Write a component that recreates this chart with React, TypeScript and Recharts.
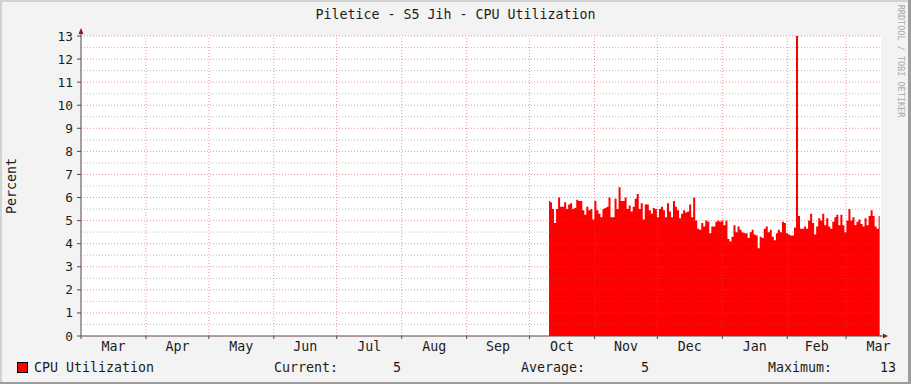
import { Area, AreaChart, CartesianGrid, ReferenceLine, XAxis, YAxis } from 'recharts'

// calendar of the visible window, starting 1 March
const MONTH_NAMES = ['Mar', 'Apr', 'May', 'Jun', 'Jul', 'Aug', 'Sep', 'Oct', 'Nov', 'Dec', 'Jan', 'Feb', 'Mar']
const MONTH_DAYS = [31, 30, 31, 30, 31, 31, 30, 31, 30, 31, 31, 28, 31]
const VISIBLE_DAYS = 381.7

const Y_MAJOR = [0, 1, 2, 3, 4, 5, 6, 7, 8, 9, 10, 11, 12, 13]
const Y_MINOR = [0.5, 1.5, 2.5, 3.5, 4.5, 5.5, 6.5, 7.5, 8.5, 9.5, 10.5, 11.5, 12.5]

// samples start ~10 Oct, one sample per ~0.96 day
const CPU_START_DAY = 223.3
const CPU_STEP_DAYS = 0.962

const cpuBlock1 = [
  5.85, 5.8, 5.5, 4.9, 5.5, 6.0, 5.6, 5.6, 5.8, 5.5, 5.7, 5.75, 5.5, 5.55, 5.9, 5.85, 5.85, 5.45, 5.25, 5.6, 5.45,
  5.5, 5.05, 5.85, 5.45, 5.3, 5.15, 5.5, 5.55, 5.6, 6.0, 5.15, 5.15, 5.95, 5.5, 6.45, 5.85, 5.85, 6.0, 5.5, 5.65,
]
const cpuBlock2 = [
  5.4, 5.6, 5.95, 6.15, 5.5, 5.75, 5.05, 5.7, 5.7, 5.45, 5.3, 5.55, 5.5, 5.15, 5.5, 5.6, 5.45, 5.15, 5.75, 5.4, 5.15,
  5.85, 5.6, 5.45, 5.1, 5.3, 5.45, 5.35, 5.4, 5.7, 5.15, 6.0, 5.0, 4.65, 4.6, 4.9, 4.75, 5.0, 4.95, 4.45, 4.75, 4.75,
]
const cpuBlock3 = [
  4.95, 5.0, 4.95, 5.0, 4.8, 5.0, 4.2, 4.1, 4.3, 4.8, 4.5, 4.75, 4.6, 4.5, 4.45, 4.45, 4.25, 4.5, 4.6, 4.4, 4.35, 3.8,
  4.3, 4.25, 4.65, 4.75, 4.5, 4.6, 4.3, 4.15, 4.45, 4.6, 4.5, 4.95, 4.9, 4.45, 4.4, 4.35, 4.35, 4.7,
]
const cpuSpike = [13]
const cpuBlock4 = [
  5.2, 4.65, 4.65, 4.75, 4.65, 5.0, 5.3, 4.9, 4.4, 4.75, 5.1, 5.0, 5.3, 4.8, 5.1, 4.75, 4.65, 4.95, 5.15, 5.25, 4.8,
  5.25, 4.8, 4.5, 5.0, 5.5, 5.0, 5.15, 4.8, 4.95, 5.05, 4.85, 4.75, 5.1, 4.8, 5.2, 5.45, 5.2, 4.75, 4.65, 5.2,
]

const cpuValues = [...cpuBlock1, ...cpuBlock2, ...cpuBlock3, ...cpuSpike, ...cpuBlock4]
const data = cpuValues.map((cpu, i) => ({ day: CPU_START_DAY + i * CPU_STEP_DAYS, cpu }))

const monthStarts = MONTH_DAYS.map((_, i) => MONTH_DAYS.slice(0, i).reduce((a, b) => a + b, 0))
const monthMids = monthStarts.map((s, i) => s + MONTH_DAYS[i] / 2)

const current = cpuValues[cpuValues.length - 1]
const average = cpuValues.reduce((a, b) => a + b, 0) / cpuValues.length
const maximum = Math.max(...cpuValues)

const MONO = '"DejaVu Sans Mono", monospace'
const TEXT = '#1c1c1c'
const MAJOR = 'rgba(225,60,60,0.55)'
const MINOR = 'rgba(110,110,110,0.45)'
const AXIS = '#5c4444'
const ARROW = '#8a1c1c'

const legendText: React.CSSProperties = {
  position: 'absolute',
  top: 360,
  fontFamily: MONO,
  fontSize: 13.3,
  lineHeight: '16px',
  color: TEXT,
  whiteSpace: 'pre',
}

export default function App() {
  return (
    <div style={{ position: 'absolute', left: 0, top: 0, width: 911, height: 384, background: '#f3f3f3', overflow: 'hidden' }}>
      <div style={{ position: 'absolute', left: 0, top: 0, width: 911, height: 2, background: '#d2d2d2' }} />
      <div style={{ position: 'absolute', left: 0, top: 0, width: 2, height: 384, background: '#d2d2d2' }} />
      <div style={{ position: 'absolute', right: 0, top: 0, width: 3, height: 384, background: '#9c9c9c' }} />
      <div style={{ position: 'absolute', left: 0, bottom: 0, width: 911, height: 2, background: '#9c9c9c' }} />

      <div style={{ position: 'absolute', left: 0, top: 7, width: 911, textAlign: 'center', fontFamily: MONO, fontSize: 13.3, lineHeight: '16px', color: TEXT }}>
        Piletice - S5 Jih - CPU Utilization
      </div>
      <div style={{ position: 'absolute', left: 11, top: 186, transform: 'translate(-50%, -50%) rotate(-90deg)', fontFamily: MONO, fontSize: 13.3, color: TEXT, whiteSpace: 'pre' }}>
        Percent
      </div>
      <div style={{ position: 'absolute', left: 901, top: 61, transform: 'translate(-50%, -50%) rotate(90deg)', fontFamily: MONO, fontSize: 8.5, color: '#a9a9a9', whiteSpace: 'pre' }}>
        RRDTOOL / TOBI OETIKER
      </div>

      <AreaChart width={911} height={384} data={data} margin={{ top: 36, right: 30, bottom: 0, left: 0 }} style={{ position: 'absolute', left: 0, top: 0 }}>
        <CartesianGrid horizontal={false} vertical={false} fill="#ffffff" fillOpacity={1} stroke="none" />
        <XAxis
          type="number"
          dataKey="day"
          domain={[0, VISIBLE_DAYS]}
          allowDataOverflow
          ticks={monthStarts}
          interval={0}
          height={1}
          tickSize={3}
          tickFormatter={() => ''}
          axisLine={{ stroke: AXIS }}
          tickLine={{ stroke: AXIS }}
        />
        <XAxis
          xAxisId="labels"
          type="number"
          dataKey="day"
          domain={[0, VISIBLE_DAYS]}
          allowDataOverflow
          ticks={monthMids}
          interval={0}
          height={47}
          tickSize={0}
          tickMargin={5}
          axisLine={false}
          tickLine={false}
          tickFormatter={(v: number) => MONTH_NAMES[monthMids.indexOf(v)] ?? ''}
          tick={{ fontFamily: MONO, fontSize: 13.3, fill: TEXT }}
        />
        <YAxis
          type="number"
          domain={[0, 13]}
          ticks={Y_MAJOR}
          interval={0}
          width={81}
          tickSize={4}
          tickMargin={4}
          axisLine={{ stroke: AXIS }}
          tickLine={{ stroke: AXIS }}
          tick={{ fontFamily: MONO, fontSize: 12.8, fill: TEXT }}
        />
        <Area type="step" dataKey="cpu" stroke="none" fill="#ff0000" fillOpacity={1} isAnimationActive={false} />
        {Y_MINOR.map((v) => (
          <ReferenceLine key={`m${v}`} y={v} stroke={MINOR} strokeDasharray="1 2" />
        ))}
        {Y_MAJOR.slice(1).map((v) => (
          <ReferenceLine key={`M${v}`} y={v} stroke={MAJOR} strokeDasharray="1 2" />
        ))}
        {monthStarts.slice(1).map((d) => (
          <ReferenceLine key={`x${d}`} x={d} stroke={MAJOR} strokeDasharray="1 2" />
        ))}
      </AreaChart>

      <svg width={911} height={384} style={{ position: 'absolute', left: 0, top: 0, pointerEvents: 'none' }}>
        <line x1={81} y1={36} x2={81} y2={31} stroke={AXIS} />
        <polygon points="78.5,34 83.5,34 81,28" fill={ARROW} />
        <line x1={880} y1={336} x2={884} y2={336} stroke={AXIS} />
        <polygon points="883,333.5 883,338.5 888,336" fill={ARROW} />
      </svg>

      <div style={{ position: 'absolute', left: 17, top: 362, width: 9, height: 9, background: '#ff0000', border: '1px solid #000' }} />
      <div style={{ ...legendText, left: 34 }}>CPU Utilization</div>
      <div style={{ ...legendText, left: 274 }}>Current:</div>
      <div style={{ ...legendText, right: 510, textAlign: 'right' }}>{current.toFixed(0)}</div>
      <div style={{ ...legendText, left: 521 }}>Average:</div>
      <div style={{ ...legendText, right: 262, textAlign: 'right' }}>{average.toFixed(0)}</div>
      <div style={{ ...legendText, left: 768 }}>Maximum:</div>
      <div style={{ ...legendText, right: 15, textAlign: 'right' }}>{maximum.toFixed(0)}</div>
    </div>
  )
}
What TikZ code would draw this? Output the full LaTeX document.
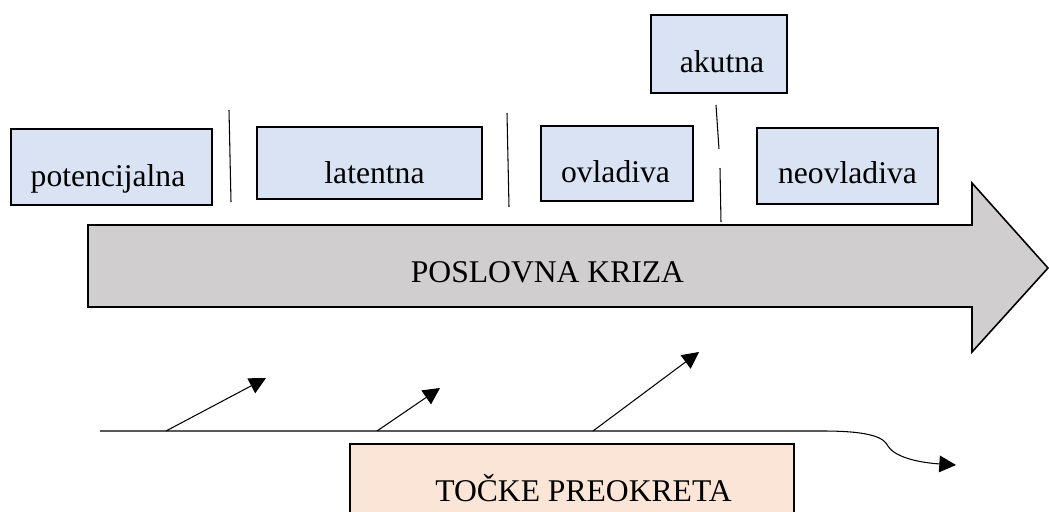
\documentclass[tikz,border=0pt]{standalone}
\usepackage{fontspec}
\setmainfont{Liberation Serif}
\usetikzlibrary{arrows.meta}
\definecolor{phasefill}{HTML}{DAE3F3}
\definecolor{crisisfill}{HTML}{D0CECE}
\definecolor{turnfill}{HTML}{FBE5D6}

\begin{document}
\begin{tikzpicture}[x=0.02cm, y=-0.02cm,
        phase/.style={draw, line width=0.7pt, fill=phasefill},
        word/.style={anchor=base, inner sep=0pt, font=\fontsize{18}{21}\selectfont},
        pointer/.style={line width=0.6pt, -{Triangle[length=9.5pt, width=9.5pt]}}]
        \clip (0,0) rectangle (1049,511);
        % phases of the crisis
        \draw [phase] (11,129) rectangle (212,205);
        \draw [phase] (257,127) rectangle (482,199);
        \draw [phase] (541,126) rectangle (693,201);
        \draw [phase] (651,15) rectangle (787,93);
        \draw [phase] (757,128) rectangle (938,204);
        \draw [line width=0.6pt] (229,110) -- (231,202);
        \draw [line width=0.6pt] (507,113) -- (509,207);
        \draw [line width=0.6pt] (716,105) -- (719,149);
        \draw [line width=0.6pt] (720,168) -- (721,222);
        \path (108,186)   node [word] (pot) {potencijalna}
              (374.5,183) node [word] (lat) {latentna}
              (615.5,182) node [word] (ovl) {ovladiva}
              (722,72)    node [word] (aku) {akutna}
              (847.5,183) node [word] (neo) {neovladiva};
        % the big arrow
        \draw [line width=0.9pt, fill=crisisfill] (88,225) -- (972,225) -- (972,183) -- (1048,268)
              -- (972,352) -- (972,307) -- (88,307) -- cycle;
        \node [word] (kriza) at (547.5,282) {POSLOVNA KRIZA};
        % turning points
        \draw [line width=0.7pt, fill=turnfill] (350,444) rectangle (794,530);
        \node [word] (preokret) at (583.5,501) {TOČKE PREOKRETA};
        \coordinate (start) at (100,431);
        \coordinate (bend) at (823,431);
        \coordinate (end) at (956,465);
        \draw [pointer] (start) -- (bend) .. controls (872,431) and (884,438) .. (888,446)
              .. controls (896,459) and (925,463) .. (end);
        \coordinate (t1) at (166,431);
        \coordinate (t2) at (377,431);
        \coordinate (t3) at (593,431);
        \coordinate (s1) at (266,378);
        \coordinate (s2) at (440,388);
        \coordinate (s3) at (699,352);
        \draw [pointer] (t1) -- (s1);
        \draw [pointer] (t2) -- (s2);
        \draw [pointer] (t3) -- (s3);
\end{tikzpicture}
\end{document}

▬▬▬▬▬▬▬▬▬▬

__What is expected__
Go back to the entries above and restate word for word every line from the first through the one that contains "const CPU_STEP_DAYS = 0.962", leaving the pictures behind.

__Final result__
Write a component that recreates this chart with React, TypeScript and Recharts.
import { Area, AreaChart, CartesianGrid, ReferenceLine, XAxis, YAxis } from 'recharts'

// calendar of the visible window, starting 1 March
const MONTH_NAMES = ['Mar', 'Apr', 'May', 'Jun', 'Jul', 'Aug', 'Sep', 'Oct', 'Nov', 'Dec', 'Jan', 'Feb', 'Mar']
const MONTH_DAYS = [31, 30, 31, 30, 31, 31, 30, 31, 30, 31, 31, 28, 31]
const VISIBLE_DAYS = 381.7

const Y_MAJOR = [0, 1, 2, 3, 4, 5, 6, 7, 8, 9, 10, 11, 12, 13]
const Y_MINOR = [0.5, 1.5, 2.5, 3.5, 4.5, 5.5, 6.5, 7.5, 8.5, 9.5, 10.5, 11.5, 12.5]

// samples start ~10 Oct, one sample per ~0.96 day
const CPU_START_DAY = 223.3
const CPU_STEP_DAYS = 0.962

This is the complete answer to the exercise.